A second point is that we are not talking about a typical consumer buying decision, like buying a car or a cell phone. People buy drugs because they are in bad health and possibly facing death. As Krugman notes, there is typically a third party payer, either an insurer or the government. Apart from the possibility that this can lead to excessive payments that Krugman discusses, there is also the perverse dynamics this creates.
The price that companies end up getting for their drugs, and if they get it all, depends on the ability of patients to lobby their insurer or the government. Naturally the drug companies are happy to help in this effort. There is a whole set of industry-funded disease groups that are largely aimed at forcing insurers and the government to buy expensive drugs, often of questionable value, from the drug companies.

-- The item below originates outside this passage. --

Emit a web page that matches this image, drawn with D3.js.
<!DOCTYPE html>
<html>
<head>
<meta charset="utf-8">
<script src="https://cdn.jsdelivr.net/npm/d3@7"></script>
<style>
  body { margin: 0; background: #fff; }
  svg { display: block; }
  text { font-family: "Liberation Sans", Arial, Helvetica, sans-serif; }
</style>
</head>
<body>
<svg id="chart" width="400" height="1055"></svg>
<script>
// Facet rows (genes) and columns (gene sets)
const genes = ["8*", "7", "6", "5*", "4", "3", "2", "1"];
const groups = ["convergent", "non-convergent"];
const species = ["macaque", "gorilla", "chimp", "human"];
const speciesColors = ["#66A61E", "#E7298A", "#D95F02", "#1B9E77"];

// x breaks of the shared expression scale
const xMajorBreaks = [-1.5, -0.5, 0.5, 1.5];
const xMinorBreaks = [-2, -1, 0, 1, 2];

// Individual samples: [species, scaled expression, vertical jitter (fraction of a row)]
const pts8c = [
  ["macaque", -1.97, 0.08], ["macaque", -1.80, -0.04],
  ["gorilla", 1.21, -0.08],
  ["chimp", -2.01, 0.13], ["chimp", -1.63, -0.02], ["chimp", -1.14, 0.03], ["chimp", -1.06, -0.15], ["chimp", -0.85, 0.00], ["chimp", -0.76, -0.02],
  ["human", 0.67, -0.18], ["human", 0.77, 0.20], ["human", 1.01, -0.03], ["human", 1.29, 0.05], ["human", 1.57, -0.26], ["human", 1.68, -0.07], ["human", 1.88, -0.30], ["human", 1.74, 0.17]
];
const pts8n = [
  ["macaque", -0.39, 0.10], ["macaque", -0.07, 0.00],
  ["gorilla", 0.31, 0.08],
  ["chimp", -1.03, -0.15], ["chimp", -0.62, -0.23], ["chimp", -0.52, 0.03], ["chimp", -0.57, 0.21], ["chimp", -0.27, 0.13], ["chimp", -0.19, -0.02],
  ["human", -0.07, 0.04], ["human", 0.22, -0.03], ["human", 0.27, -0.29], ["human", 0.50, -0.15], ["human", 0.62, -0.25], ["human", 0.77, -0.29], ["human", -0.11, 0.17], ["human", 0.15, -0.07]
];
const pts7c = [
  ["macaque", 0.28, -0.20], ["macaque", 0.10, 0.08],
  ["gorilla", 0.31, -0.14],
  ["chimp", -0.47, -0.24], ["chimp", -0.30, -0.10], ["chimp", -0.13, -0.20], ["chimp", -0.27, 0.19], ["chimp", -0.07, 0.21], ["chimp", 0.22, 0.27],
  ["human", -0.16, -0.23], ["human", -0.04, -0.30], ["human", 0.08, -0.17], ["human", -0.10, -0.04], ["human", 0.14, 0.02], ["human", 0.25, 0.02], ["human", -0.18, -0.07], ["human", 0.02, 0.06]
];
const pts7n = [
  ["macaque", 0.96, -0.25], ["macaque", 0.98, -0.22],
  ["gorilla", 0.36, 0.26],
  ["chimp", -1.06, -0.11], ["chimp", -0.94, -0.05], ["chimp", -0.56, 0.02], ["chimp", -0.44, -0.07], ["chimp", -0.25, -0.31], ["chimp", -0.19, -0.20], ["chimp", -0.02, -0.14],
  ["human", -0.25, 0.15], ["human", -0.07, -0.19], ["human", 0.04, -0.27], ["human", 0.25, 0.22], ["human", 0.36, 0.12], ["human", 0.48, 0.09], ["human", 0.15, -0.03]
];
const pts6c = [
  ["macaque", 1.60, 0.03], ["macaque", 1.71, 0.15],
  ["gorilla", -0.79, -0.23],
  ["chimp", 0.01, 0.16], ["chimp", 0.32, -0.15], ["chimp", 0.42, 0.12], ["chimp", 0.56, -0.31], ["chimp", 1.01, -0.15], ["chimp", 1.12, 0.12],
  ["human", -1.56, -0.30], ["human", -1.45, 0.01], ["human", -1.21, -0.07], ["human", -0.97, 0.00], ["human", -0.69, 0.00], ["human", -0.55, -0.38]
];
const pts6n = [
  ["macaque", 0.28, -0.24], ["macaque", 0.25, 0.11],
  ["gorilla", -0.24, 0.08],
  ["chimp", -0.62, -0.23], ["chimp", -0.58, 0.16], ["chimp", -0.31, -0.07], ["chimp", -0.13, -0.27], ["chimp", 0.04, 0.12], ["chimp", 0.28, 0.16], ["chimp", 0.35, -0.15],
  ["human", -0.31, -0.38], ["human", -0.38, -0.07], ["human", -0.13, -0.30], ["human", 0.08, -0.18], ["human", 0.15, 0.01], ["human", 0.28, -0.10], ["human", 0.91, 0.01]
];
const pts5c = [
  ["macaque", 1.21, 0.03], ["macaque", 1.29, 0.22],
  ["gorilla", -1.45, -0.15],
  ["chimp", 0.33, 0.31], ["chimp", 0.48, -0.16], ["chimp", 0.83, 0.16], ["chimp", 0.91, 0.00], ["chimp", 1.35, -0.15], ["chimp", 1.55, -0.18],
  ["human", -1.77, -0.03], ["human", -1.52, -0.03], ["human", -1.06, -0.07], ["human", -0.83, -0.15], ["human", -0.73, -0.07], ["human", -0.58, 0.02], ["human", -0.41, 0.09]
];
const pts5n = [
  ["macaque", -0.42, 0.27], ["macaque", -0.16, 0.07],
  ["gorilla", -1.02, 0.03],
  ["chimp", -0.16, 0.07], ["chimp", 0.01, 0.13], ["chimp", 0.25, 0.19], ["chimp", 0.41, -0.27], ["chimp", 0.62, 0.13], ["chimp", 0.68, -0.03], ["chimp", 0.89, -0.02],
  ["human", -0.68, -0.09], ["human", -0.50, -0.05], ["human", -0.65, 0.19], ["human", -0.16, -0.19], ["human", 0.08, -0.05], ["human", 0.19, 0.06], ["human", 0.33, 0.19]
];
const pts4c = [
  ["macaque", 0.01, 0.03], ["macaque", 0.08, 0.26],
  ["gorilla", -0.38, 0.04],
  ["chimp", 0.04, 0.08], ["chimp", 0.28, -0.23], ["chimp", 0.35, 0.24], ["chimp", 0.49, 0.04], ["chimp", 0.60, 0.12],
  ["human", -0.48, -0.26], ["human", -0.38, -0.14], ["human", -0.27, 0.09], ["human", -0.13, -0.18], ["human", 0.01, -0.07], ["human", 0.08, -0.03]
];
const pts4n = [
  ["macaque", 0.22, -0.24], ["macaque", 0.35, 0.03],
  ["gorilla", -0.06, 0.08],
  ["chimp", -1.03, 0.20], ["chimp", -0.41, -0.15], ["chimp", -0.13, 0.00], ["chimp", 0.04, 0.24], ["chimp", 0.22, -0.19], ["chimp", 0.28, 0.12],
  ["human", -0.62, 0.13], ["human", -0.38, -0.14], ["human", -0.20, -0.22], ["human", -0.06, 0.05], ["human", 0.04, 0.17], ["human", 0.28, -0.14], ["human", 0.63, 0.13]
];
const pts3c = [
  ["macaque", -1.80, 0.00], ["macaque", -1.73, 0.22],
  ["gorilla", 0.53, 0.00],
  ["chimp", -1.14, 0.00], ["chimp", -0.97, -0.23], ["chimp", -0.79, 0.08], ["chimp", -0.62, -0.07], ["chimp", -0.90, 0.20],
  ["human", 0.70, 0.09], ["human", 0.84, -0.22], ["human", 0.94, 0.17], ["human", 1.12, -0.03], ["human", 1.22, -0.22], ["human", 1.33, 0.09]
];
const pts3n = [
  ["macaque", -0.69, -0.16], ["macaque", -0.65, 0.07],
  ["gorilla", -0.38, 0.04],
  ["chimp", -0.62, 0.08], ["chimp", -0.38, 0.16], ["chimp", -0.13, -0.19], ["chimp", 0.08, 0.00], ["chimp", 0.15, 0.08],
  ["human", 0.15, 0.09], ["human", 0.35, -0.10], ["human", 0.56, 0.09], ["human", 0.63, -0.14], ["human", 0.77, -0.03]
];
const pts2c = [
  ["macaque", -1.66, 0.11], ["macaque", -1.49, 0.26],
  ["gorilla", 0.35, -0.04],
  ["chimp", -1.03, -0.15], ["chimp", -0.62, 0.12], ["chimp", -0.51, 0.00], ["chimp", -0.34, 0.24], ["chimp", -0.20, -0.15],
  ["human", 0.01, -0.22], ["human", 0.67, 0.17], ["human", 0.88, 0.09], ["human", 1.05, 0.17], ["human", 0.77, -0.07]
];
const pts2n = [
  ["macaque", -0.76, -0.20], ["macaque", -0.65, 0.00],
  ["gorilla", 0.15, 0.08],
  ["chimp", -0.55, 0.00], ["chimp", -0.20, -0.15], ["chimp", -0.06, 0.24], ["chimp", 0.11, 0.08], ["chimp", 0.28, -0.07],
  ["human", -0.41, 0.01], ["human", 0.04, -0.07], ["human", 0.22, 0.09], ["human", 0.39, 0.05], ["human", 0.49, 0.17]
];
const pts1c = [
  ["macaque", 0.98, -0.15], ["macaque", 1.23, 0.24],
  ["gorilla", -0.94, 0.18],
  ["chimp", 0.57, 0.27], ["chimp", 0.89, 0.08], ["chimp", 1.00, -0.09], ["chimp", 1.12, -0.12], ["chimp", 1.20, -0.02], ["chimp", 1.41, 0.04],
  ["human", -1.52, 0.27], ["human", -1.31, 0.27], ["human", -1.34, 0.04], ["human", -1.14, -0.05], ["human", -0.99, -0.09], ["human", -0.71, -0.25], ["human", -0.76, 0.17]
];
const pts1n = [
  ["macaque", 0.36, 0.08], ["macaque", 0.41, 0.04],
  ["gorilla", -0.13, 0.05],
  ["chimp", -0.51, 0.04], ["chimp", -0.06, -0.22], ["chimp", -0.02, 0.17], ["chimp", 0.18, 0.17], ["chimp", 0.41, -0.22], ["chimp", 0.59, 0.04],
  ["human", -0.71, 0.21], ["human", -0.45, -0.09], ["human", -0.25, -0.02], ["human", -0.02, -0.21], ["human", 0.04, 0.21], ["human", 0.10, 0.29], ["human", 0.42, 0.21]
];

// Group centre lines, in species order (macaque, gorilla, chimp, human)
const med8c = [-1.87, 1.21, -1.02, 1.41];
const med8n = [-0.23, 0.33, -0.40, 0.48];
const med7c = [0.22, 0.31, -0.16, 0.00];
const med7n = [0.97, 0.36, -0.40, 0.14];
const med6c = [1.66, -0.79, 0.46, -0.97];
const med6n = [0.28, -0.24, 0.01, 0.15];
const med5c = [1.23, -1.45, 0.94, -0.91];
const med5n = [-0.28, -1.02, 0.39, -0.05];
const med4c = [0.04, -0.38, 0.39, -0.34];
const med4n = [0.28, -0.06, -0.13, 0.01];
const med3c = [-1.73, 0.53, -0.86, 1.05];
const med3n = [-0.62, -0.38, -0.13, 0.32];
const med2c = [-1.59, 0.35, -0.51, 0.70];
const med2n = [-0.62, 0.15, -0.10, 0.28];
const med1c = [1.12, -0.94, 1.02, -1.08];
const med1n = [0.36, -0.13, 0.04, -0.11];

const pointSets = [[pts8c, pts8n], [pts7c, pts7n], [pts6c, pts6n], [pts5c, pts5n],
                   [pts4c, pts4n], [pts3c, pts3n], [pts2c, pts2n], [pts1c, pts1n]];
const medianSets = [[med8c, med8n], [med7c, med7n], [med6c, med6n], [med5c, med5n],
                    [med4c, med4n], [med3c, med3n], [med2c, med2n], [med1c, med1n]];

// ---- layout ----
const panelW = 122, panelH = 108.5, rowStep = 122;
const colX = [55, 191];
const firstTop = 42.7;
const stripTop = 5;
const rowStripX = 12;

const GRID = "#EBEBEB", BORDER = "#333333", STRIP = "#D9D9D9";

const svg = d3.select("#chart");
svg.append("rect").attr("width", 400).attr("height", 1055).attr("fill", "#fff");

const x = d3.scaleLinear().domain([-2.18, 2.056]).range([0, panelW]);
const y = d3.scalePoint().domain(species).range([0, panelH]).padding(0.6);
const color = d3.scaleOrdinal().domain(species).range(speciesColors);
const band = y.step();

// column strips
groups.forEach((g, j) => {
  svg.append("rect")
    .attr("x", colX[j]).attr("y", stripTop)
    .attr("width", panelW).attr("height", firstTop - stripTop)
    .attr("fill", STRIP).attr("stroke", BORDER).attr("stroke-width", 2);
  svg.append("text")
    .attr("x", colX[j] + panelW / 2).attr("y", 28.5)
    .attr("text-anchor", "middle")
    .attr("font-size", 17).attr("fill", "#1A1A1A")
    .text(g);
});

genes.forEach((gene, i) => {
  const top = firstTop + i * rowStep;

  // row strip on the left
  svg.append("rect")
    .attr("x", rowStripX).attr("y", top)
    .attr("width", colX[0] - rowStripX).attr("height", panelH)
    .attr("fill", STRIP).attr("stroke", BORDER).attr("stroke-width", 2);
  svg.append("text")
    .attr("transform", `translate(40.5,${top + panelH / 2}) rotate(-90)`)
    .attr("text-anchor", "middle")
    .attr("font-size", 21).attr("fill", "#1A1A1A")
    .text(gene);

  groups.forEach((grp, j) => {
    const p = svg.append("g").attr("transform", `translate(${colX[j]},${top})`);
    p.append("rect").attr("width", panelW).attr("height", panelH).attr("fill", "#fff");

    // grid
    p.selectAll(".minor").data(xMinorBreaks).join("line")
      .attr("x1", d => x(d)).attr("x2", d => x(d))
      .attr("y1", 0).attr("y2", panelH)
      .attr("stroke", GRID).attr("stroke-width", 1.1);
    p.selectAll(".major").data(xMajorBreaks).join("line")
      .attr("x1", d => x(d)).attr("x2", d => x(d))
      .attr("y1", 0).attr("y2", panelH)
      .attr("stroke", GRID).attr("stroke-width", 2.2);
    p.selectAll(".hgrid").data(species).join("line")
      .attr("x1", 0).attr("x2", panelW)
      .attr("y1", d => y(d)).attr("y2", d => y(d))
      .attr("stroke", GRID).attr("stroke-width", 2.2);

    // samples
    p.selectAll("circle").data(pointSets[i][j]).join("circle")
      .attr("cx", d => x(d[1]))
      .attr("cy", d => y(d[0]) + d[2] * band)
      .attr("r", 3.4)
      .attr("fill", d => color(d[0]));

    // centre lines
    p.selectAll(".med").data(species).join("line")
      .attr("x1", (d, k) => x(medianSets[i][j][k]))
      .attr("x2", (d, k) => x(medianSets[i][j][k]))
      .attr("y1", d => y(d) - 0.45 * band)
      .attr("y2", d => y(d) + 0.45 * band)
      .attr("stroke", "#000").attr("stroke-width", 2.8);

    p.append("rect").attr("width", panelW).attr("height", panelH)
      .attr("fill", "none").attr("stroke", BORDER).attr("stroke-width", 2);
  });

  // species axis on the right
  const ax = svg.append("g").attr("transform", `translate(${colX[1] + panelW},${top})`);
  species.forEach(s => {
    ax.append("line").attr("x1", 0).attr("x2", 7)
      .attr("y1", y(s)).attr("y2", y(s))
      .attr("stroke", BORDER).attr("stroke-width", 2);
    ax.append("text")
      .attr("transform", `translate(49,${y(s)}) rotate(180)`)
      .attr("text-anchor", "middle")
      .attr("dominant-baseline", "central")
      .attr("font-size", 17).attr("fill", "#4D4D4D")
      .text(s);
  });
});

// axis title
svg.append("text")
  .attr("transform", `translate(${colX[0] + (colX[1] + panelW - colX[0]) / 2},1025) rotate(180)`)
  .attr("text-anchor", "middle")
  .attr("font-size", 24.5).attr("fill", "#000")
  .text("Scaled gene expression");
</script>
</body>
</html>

This also raises the point that it is pretty crazy that we expect people when they are sick or dying to pay for research that has already been done. In almost all cases the cost of manufacturing and delivering drugs is cheap, we make it expensive with government-granted patent monopolies. If we asked questions about paying for possibly life-saving drugs at their actual production costs, it would almost always be a no-brainer. But when we have a cancer drug, which may not even work, that a drug company sells for several hundred thousand dollars, it becomes a tough question as to whether the government should pick up the tab or force insurers to do so.

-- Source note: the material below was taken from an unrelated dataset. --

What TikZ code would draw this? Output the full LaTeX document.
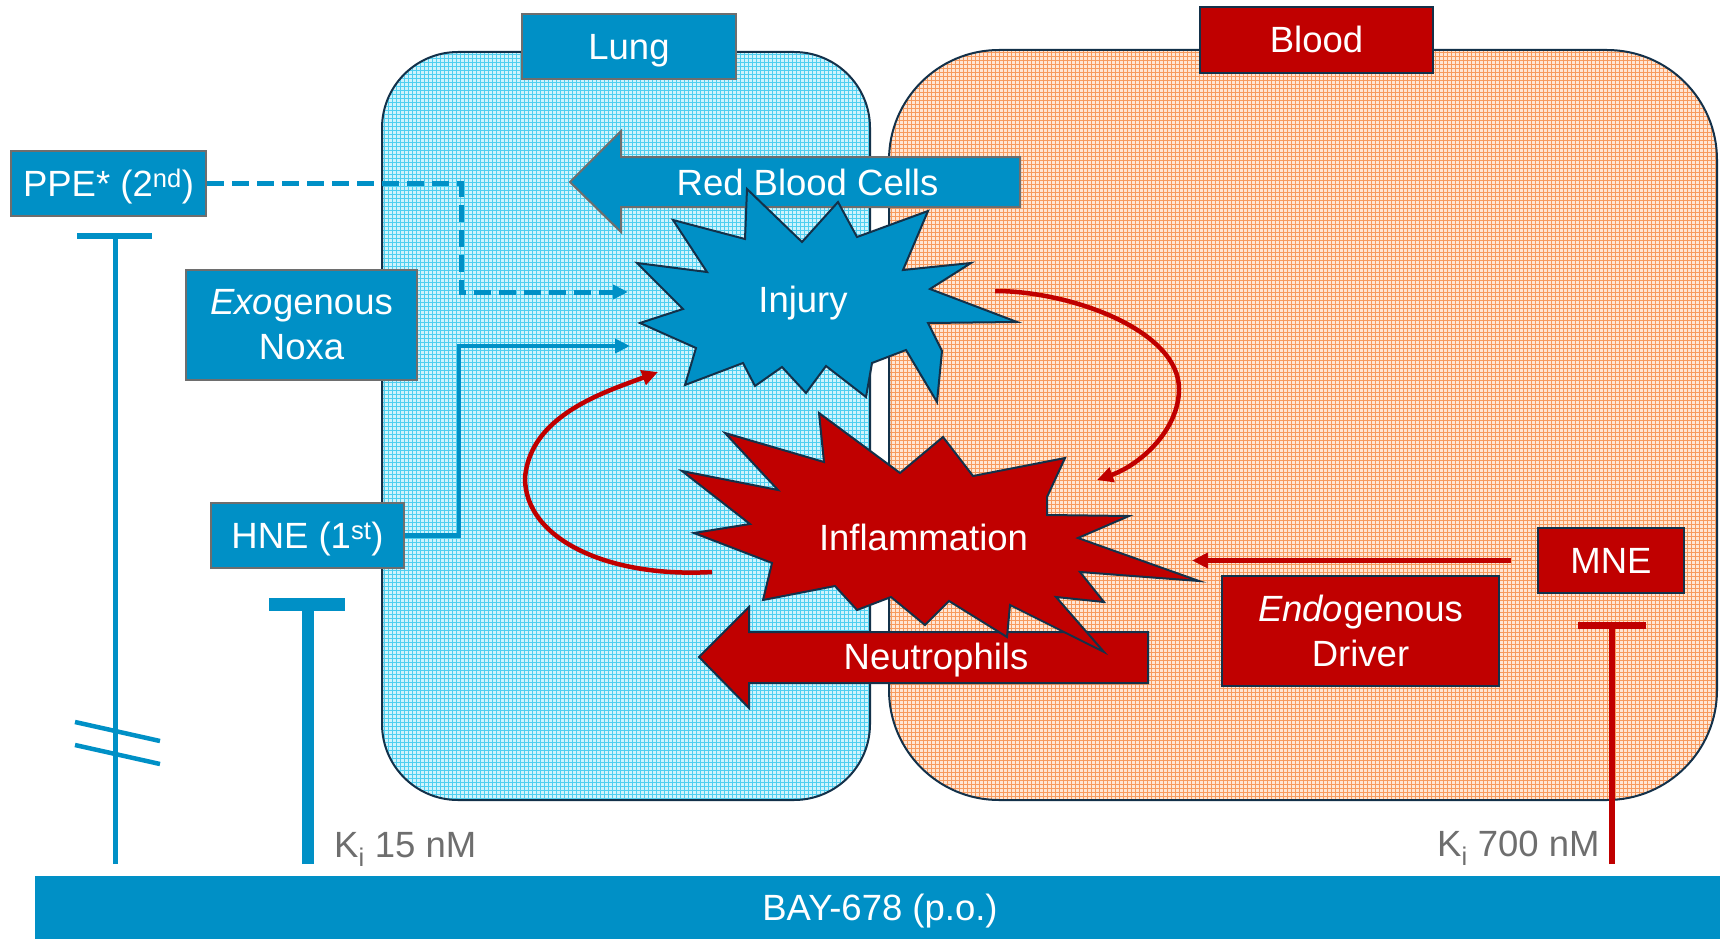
\documentclass[tikz,border=0pt]{standalone}
\usepackage{fontspec}
\setmainfont{Liberation Sans}
\usetikzlibrary{arrows.meta}
\definecolor{cblue}{HTML}{0090C6}
\definecolor{cred}{HTML}{C00000}
\definecolor{navy}{HTML}{13314A}
\definecolor{bgrey}{HTML}{6E6E6E}
\definecolor{lungbase}{HTML}{CFF3FC}
\definecolor{lunggrid}{HTML}{4FCFF0}
\definecolor{bloodbase}{HTML}{FFE6D5}
\definecolor{bloodgrid}{HTML}{F79A5E}
\definecolor{kigrey}{HTML}{6E6E6E}
\begin{document}
\begin{tikzpicture}[x=1pt,y=-1pt,
  txt/.style={font=\fontsize{36.5}{45}\selectfont, text=white},
  bluebox/.style={txt, fill=cblue, draw=bgrey, line width=2pt, inner sep=0pt},
  redbox/.style={txt, fill=cred, draw=navy, line width=2.5pt, inner sep=0pt},
  oneline/.style={text height=27pt, text depth=1pt},
  twoline/.style={align=center},
  lbl/.style={txt, anchor=base, inner sep=0pt},
  kitxt/.style={font=\fontsize{36.5}{45}\selectfont, text=kigrey, anchor=base west, inner sep=0pt},
  compart/.style={draw=navy, line width=2pt},
  blueline/.style={draw=cblue, line width=4.5pt, -{Triangle[length=15pt,width=14pt]}},
  bluedash/.style={draw=cblue, line width=5pt, dash pattern=on 17pt off 8pt, -{Triangle[length=15pt,width=14pt]}},
  redline/.style={draw=cred, line width=4.5pt, -{Triangle[length=16pt,width=15pt]}},
  blockblue/.style={fill=cblue, draw=bgrey, line width=2pt, line join=miter},
  blockred/.style={fill=cred, draw=navy, line width=2pt, line join=miter},
  starblue/.style={fill=cblue, draw=navy, line width=2pt, line join=miter},
  starred/.style={fill=cred, draw=navy, line width=2pt, line join=miter},
]
\useasboundingbox (0,0) rectangle (1720,939);

% ---------- compartments ----------
\begin{scope}
  \clip[rounded corners=76pt] (382,52) rectangle (870,800);
  \fill[lungbase] (382,52) rectangle (870,800);
  \foreach \x in {384,388,...,870} \draw[lunggrid, line width=0.9pt] (\x,52) -- (\x,800);
  \foreach \y in {54,58,...,800} \draw[lunggrid, line width=0.9pt] (382,\y) -- (870,\y);
\end{scope}
\draw[compart, rounded corners=76pt] (382,52) rectangle (870,800);

\begin{scope}
  \clip[rounded corners=110pt] (889,50) rectangle (1717,800);
  \fill[bloodbase] (889,50) rectangle (1717,800);
  \foreach \x in {891,895,...,1717} \draw[bloodgrid, line width=0.9pt] (\x,50) -- (\x,800);
  \foreach \y in {52,56,...,800} \draw[bloodgrid, line width=0.9pt] (889,\y) -- (1717,\y);
\end{scope}
\draw[compart, rounded corners=110pt] (889,50) rectangle (1717,800);

\node[bluebox, oneline, minimum width=214pt, minimum height=65pt] (lunglbl) at (629,46.5) {Lung};
\node[redbox, oneline, minimum width=233pt, minimum height=66pt] (bloodlbl) at (1316.5,40) {Blood};

% ---------- Red Blood Cells arrow ----------
\draw[blockblue] (570,182) -- (621,131) -- (621,157) -- (1020,157) -- (1020,207) -- (621,207) -- (621,232) -- cycle;
\node[lbl] (rbc) at (807.5,195) {Red Blood Cells};

% ---------- Injury star ----------
\draw[starblue] (747,189) -- (802,242) -- (838,202) -- (857,237) -- (928,211) -- (903,270) -- (971,263) -- (930,289) -- (1017,322) -- (928,323) -- (942,351) -- (937,402) -- (906,350) -- (872,363) -- (866,397) -- (826,366) -- (806,393) -- (782,367) -- (755,386) -- (743,363) -- (685,385) -- (696,348) -- (640,323) -- (683,309) -- (637,263) -- (707,272) -- (673,220) -- (745,239) -- cycle;
\node[lbl] (injury) at (803,312) {Injury};

% ---------- Neutrophils arrow ----------
\draw[blockred] (699,657) -- (749,607) -- (749,632) -- (1148,632) -- (1148,683) -- (749,683) -- (749,708) -- cycle;
\node[lbl] (neutro) at (936,669) {Neutrophils};

% ---------- Inflammation star ----------
\draw[starred] (819,413) -- (900,473) -- (943,437) -- (973,476) -- (1065,458) -- (1047,497) -- (1047,515) -- (1129,516) -- (1078,538) -- (1199,581) -- (1080,572) -- (1104,602) -- (1056,597) -- (1104,652) -- (1010,605) -- (1007,637) -- (949,601) -- (925,625) -- (891,597) -- (857,610) -- (835,586) -- (763,600) -- (772,563) -- (694,533) -- (750,524) -- (682,471) -- (778,490) -- (725,433) -- (824,462) -- cycle;
\node[lbl] (inflam) at (923.5,550) {Inflammation};

% ---------- side boxes ----------
\node[bluebox, oneline, minimum width=195pt, minimum height=65pt] (ppe) at (108.5,183.5) {PPE* (2\textsuperscript{nd})};
\node[bluebox, twoline, minimum width=231pt, minimum height=110pt] (exo) at (301.5,325) {\textit{Exo}genous\\Noxa};
\node[bluebox, oneline, minimum width=193pt, minimum height=65pt] (hne) at (307.5,535.5) {HNE (1\textsuperscript{st})};
\node[redbox, oneline, minimum width=146pt, minimum height=65pt] (mne) at (1611,560.5) {MNE};
\node[redbox, twoline, minimum width=277pt, minimum height=110pt] (endo) at (1360.5,631) {\textit{Endo}genous\\Driver};

% ---------- connectors ----------
\coordinate (cA) at (461,292);
\coordinate (injA) at (628,292);
\coordinate (cB) at (459,346);
\coordinate (injB) at (630,346);
\draw[bluedash] (ppe.east) -| (cA) -- (injA);
\draw[blueline] (hne.east) -| (cB) -- (injB);

\coordinate (lpS) at (712,572);
\coordinate (lpE) at (658,372);
\draw[redline] (lpS) .. controls (610,578) and (525,540) .. (525,478) .. controls (530,415) and (605,392) .. (lpE);
\coordinate (rpS) at (995,291);
\coordinate (rpE) at (1097,480);
\draw[redline] (rpS) .. controls (1070,291) and (1179,330) .. (1179,389) .. controls (1179,430) and (1140,465) .. (rpE);

\coordinate (inflT) at (1192,560.5);
\draw[redline] ([xshift=-26pt]mne.west) -- (inflT);

% ---------- drug bar and inhibition lines ----------
\node[fill=cblue, inner sep=0pt, oneline, txt, minimum width=1690pt, minimum height=63pt] (bay) at (880,907.5) {BAY-678 (p.o.)};

\coordinate (ppeB) at (115,864);
\coordinate (ppeT) at (115,236);
\draw[cblue, line width=5pt] (ppeB) -- (ppeT);
\draw[cblue, line width=6pt] ([xshift=-38pt]ppeT) -- ([xshift=37pt]ppeT);
\draw[cblue, line width=4.5pt] (75,722) -- (160,741);
\draw[cblue, line width=4.5pt] (75,745) -- (160,764);

\coordinate (hneB) at (308,864);
\coordinate (hneT) at (308,604.5);
\draw[cblue, line width=12pt] (hneB) -- (hneT);
\draw[cblue, line width=13pt] ([xshift=-39pt]hneT) -- ([xshift=37pt]hneT);

\coordinate (mneB) at (1612,864);
\coordinate (mneT) at (1612,625.5);
\draw[cred, line width=5.5pt] (mneB) -- (mneT);
\draw[cred, line width=7pt] ([xshift=-34pt]mneT) -- ([xshift=34pt]mneT);

\node[kitxt] (ki1) at (334,857) {K\textsubscript{i} 15 nM};
\node[kitxt] (ki2) at (1437,856) {K\textsubscript{i} 700 nM};
\end{tikzpicture}
\end{document}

Finally, there is an absurd view in this debate that somehow patent monopolies are the only way to finance innovation. There is no argument that we have to pay for research; no one expects highly skilled researchers to work for free. But we can and do have other mechanisms for paying for this work.
The government already spends more than $30 billion a year on bio-medical research, primarily through the National Institutes of Health. This research is incredibly productive by all accounts. There is no reason in principle that we can’t double or triple the amount we spend on directly supported research. This would allow all new drugs to be sold at generic prices, without patent monopolies or related protections. By my calculations, this would save close to $380 billion a year (around 2.0 percent of GDP or more than five times the annual budget for the food stamp program). We would also benefit from having all the research findings in the public domain so that doctors and other researchers would have access to it when making decisions for their patients or planning future research.